> **Work to complete**
Give the listing below again in full, exactly as written.

> **Provided data**
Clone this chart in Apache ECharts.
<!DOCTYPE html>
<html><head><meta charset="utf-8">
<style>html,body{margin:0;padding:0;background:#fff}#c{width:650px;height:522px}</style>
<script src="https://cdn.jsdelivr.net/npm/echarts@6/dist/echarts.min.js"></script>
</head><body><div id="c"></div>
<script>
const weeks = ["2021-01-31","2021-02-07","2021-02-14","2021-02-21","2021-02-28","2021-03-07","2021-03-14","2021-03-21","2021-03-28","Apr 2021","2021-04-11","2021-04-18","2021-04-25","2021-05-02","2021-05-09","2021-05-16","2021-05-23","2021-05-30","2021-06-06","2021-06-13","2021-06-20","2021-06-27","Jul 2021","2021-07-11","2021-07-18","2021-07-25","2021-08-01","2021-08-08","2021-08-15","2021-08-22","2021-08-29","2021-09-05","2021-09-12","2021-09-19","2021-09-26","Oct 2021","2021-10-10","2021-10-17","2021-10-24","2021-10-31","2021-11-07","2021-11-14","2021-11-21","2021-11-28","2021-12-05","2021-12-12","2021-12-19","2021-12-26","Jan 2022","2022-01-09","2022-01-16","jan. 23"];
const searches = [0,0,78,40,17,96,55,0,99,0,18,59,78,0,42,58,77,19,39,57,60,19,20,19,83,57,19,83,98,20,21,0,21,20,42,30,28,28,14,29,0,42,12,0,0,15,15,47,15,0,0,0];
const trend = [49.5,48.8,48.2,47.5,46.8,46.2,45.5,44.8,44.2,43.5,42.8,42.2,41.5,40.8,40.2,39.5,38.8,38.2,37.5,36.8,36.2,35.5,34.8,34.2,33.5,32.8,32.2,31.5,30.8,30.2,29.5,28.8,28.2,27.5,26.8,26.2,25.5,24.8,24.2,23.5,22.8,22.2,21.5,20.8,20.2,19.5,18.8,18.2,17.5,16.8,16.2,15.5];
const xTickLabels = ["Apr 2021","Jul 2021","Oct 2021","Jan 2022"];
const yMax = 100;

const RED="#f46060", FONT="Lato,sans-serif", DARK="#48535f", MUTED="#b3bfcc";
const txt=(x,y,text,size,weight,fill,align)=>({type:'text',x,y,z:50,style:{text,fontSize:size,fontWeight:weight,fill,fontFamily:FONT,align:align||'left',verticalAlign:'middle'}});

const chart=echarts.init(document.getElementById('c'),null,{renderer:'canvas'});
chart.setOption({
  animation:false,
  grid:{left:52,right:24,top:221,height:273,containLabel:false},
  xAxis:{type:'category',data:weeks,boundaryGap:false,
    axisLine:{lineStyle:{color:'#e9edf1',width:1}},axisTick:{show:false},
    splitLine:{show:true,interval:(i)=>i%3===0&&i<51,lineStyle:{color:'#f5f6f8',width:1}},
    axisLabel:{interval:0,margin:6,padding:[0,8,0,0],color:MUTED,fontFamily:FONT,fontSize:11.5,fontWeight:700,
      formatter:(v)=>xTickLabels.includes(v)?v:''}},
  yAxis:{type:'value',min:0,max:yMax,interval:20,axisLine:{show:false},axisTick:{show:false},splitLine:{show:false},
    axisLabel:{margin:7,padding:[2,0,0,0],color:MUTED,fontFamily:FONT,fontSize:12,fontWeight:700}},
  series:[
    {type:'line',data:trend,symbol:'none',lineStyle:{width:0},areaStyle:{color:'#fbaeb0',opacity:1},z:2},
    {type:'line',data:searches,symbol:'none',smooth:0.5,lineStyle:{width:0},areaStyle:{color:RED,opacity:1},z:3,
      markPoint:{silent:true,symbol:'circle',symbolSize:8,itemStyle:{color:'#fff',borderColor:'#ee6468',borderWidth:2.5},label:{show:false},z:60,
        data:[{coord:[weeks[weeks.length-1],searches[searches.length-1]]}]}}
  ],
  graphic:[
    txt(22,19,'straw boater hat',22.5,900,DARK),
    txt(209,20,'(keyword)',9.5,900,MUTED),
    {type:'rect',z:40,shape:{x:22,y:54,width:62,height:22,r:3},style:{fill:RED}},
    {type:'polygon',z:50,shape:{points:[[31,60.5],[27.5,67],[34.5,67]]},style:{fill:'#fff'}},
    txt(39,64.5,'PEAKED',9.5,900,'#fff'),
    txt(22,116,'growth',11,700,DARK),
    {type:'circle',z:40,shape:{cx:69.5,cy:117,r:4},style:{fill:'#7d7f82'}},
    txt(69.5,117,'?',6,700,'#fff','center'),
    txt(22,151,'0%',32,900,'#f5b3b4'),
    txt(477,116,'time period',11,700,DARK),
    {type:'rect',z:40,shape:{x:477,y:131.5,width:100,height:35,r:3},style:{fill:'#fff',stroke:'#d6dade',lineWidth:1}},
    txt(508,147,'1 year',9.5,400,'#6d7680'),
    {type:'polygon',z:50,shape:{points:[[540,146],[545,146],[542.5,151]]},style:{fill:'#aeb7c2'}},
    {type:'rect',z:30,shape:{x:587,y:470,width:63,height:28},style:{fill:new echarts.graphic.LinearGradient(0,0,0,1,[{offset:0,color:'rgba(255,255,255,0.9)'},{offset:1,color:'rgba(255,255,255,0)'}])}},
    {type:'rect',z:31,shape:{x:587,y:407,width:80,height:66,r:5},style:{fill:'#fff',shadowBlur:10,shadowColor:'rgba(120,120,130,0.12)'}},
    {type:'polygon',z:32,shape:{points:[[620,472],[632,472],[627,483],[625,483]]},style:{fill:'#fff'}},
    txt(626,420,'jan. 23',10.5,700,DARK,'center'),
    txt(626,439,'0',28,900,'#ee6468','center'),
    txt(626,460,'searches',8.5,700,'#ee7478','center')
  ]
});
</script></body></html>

> **Written answer**
Clone this chart in Apache ECharts.
<!DOCTYPE html>
<html><head><meta charset="utf-8">
<style>html,body{margin:0;padding:0;background:#fff}#c{width:650px;height:522px}</style>
<script src="https://cdn.jsdelivr.net/npm/echarts@6/dist/echarts.min.js"></script>
</head><body><div id="c"></div>
<script>
const weeks = ["2021-01-31","2021-02-07","2021-02-14","2021-02-21","2021-02-28","2021-03-07","2021-03-14","2021-03-21","2021-03-28","Apr 2021","2021-04-11","2021-04-18","2021-04-25","2021-05-02","2021-05-09","2021-05-16","2021-05-23","2021-05-30","2021-06-06","2021-06-13","2021-06-20","2021-06-27","Jul 2021","2021-07-11","2021-07-18","2021-07-25","2021-08-01","2021-08-08","2021-08-15","2021-08-22","2021-08-29","2021-09-05","2021-09-12","2021-09-19","2021-09-26","Oct 2021","2021-10-10","2021-10-17","2021-10-24","2021-10-31","2021-11-07","2021-11-14","2021-11-21","2021-11-28","2021-12-05","2021-12-12","2021-12-19","2021-12-26","Jan 2022","2022-01-09","2022-01-16","jan. 23"];
const searches = [0,0,78,40,17,96,55,0,99,0,18,59,78,0,42,58,77,19,39,57,60,19,20,19,83,57,19,83,98,20,21,0,21,20,42,30,28,28,14,29,0,42,12,0,0,15,15,47,15,0,0,0];
const trend = [49.5,48.8,48.2,47.5,46.8,46.2,45.5,44.8,44.2,43.5,42.8,42.2,41.5,40.8,40.2,39.5,38.8,38.2,37.5,36.8,36.2,35.5,34.8,34.2,33.5,32.8,32.2,31.5,30.8,30.2,29.5,28.8,28.2,27.5,26.8,26.2,25.5,24.8,24.2,23.5,22.8,22.2,21.5,20.8,20.2,19.5,18.8,18.2,17.5,16.8,16.2,15.5];
const xTickLabels = ["Apr 2021","Jul 2021","Oct 2021","Jan 2022"];
const yMax = 100;

const RED="#f46060", FONT="Lato,sans-serif", DARK="#48535f", MUTED="#b3bfcc";
const txt=(x,y,text,size,weight,fill,align)=>({type:'text',x,y,z:50,style:{text,fontSize:size,fontWeight:weight,fill,fontFamily:FONT,align:align||'left',verticalAlign:'middle'}});

const chart=echarts.init(document.getElementById('c'),null,{renderer:'canvas'});
chart.setOption({
  animation:false,
  grid:{left:52,right:24,top:221,height:273,containLabel:false},
  xAxis:{type:'category',data:weeks,boundaryGap:false,
    axisLine:{lineStyle:{color:'#e9edf1',width:1}},axisTick:{show:false},
    splitLine:{show:true,interval:(i)=>i%3===0&&i<51,lineStyle:{color:'#f5f6f8',width:1}},
    axisLabel:{interval:0,margin:6,padding:[0,8,0,0],color:MUTED,fontFamily:FONT,fontSize:11.5,fontWeight:700,
      formatter:(v)=>xTickLabels.includes(v)?v:''}},
  yAxis:{type:'value',min:0,max:yMax,interval:20,axisLine:{show:false},axisTick:{show:false},splitLine:{show:false},
    axisLabel:{margin:7,padding:[2,0,0,0],color:MUTED,fontFamily:FONT,fontSize:12,fontWeight:700}},
  series:[
    {type:'line',data:trend,symbol:'none',lineStyle:{width:0},areaStyle:{color:'#fbaeb0',opacity:1},z:2},
    {type:'line',data:searches,symbol:'none',smooth:0.5,lineStyle:{width:0},areaStyle:{color:RED,opacity:1},z:3,
      markPoint:{silent:true,symbol:'circle',symbolSize:8,itemStyle:{color:'#fff',borderColor:'#ee6468',borderWidth:2.5},label:{show:false},z:60,
        data:[{coord:[weeks[weeks.length-1],searches[searches.length-1]]}]}}
  ],
  graphic:[
    txt(22,19,'straw boater hat',22.5,900,DARK),
    txt(209,20,'(keyword)',9.5,900,MUTED),
    {type:'rect',z:40,shape:{x:22,y:54,width:62,height:22,r:3},style:{fill:RED}},
    {type:'polygon',z:50,shape:{points:[[31,60.5],[27.5,67],[34.5,67]]},style:{fill:'#fff'}},
    txt(39,64.5,'PEAKED',9.5,900,'#fff'),
    txt(22,116,'growth',11,700,DARK),
    {type:'circle',z:40,shape:{cx:69.5,cy:117,r:4},style:{fill:'#7d7f82'}},
    txt(69.5,117,'?',6,700,'#fff','center'),
    txt(22,151,'0%',32,900,'#f5b3b4'),
    txt(477,116,'time period',11,700,DARK),
    {type:'rect',z:40,shape:{x:477,y:131.5,width:100,height:35,r:3},style:{fill:'#fff',stroke:'#d6dade',lineWidth:1}},
    txt(508,147,'1 year',9.5,400,'#6d7680'),
    {type:'polygon',z:50,shape:{points:[[540,146],[545,146],[542.5,151]]},style:{fill:'#aeb7c2'}},
    {type:'rect',z:30,shape:{x:587,y:470,width:63,height:28},style:{fill:new echarts.graphic.LinearGradient(0,0,0,1,[{offset:0,color:'rgba(255,255,255,0.9)'},{offset:1,color:'rgba(255,255,255,0)'}])}},
    {type:'rect',z:31,shape:{x:587,y:407,width:80,height:66,r:5},style:{fill:'#fff',shadowBlur:10,shadowColor:'rgba(120,120,130,0.12)'}},
    {type:'polygon',z:32,shape:{points:[[620,472],[632,472],[627,483],[625,483]]},style:{fill:'#fff'}},
    txt(626,420,'jan. 23',10.5,700,DARK,'center'),
    txt(626,439,'0',28,900,'#ee6468','center'),
    txt(626,460,'searches',8.5,700,'#ee7478','center')
  ]
});
</script></body></html>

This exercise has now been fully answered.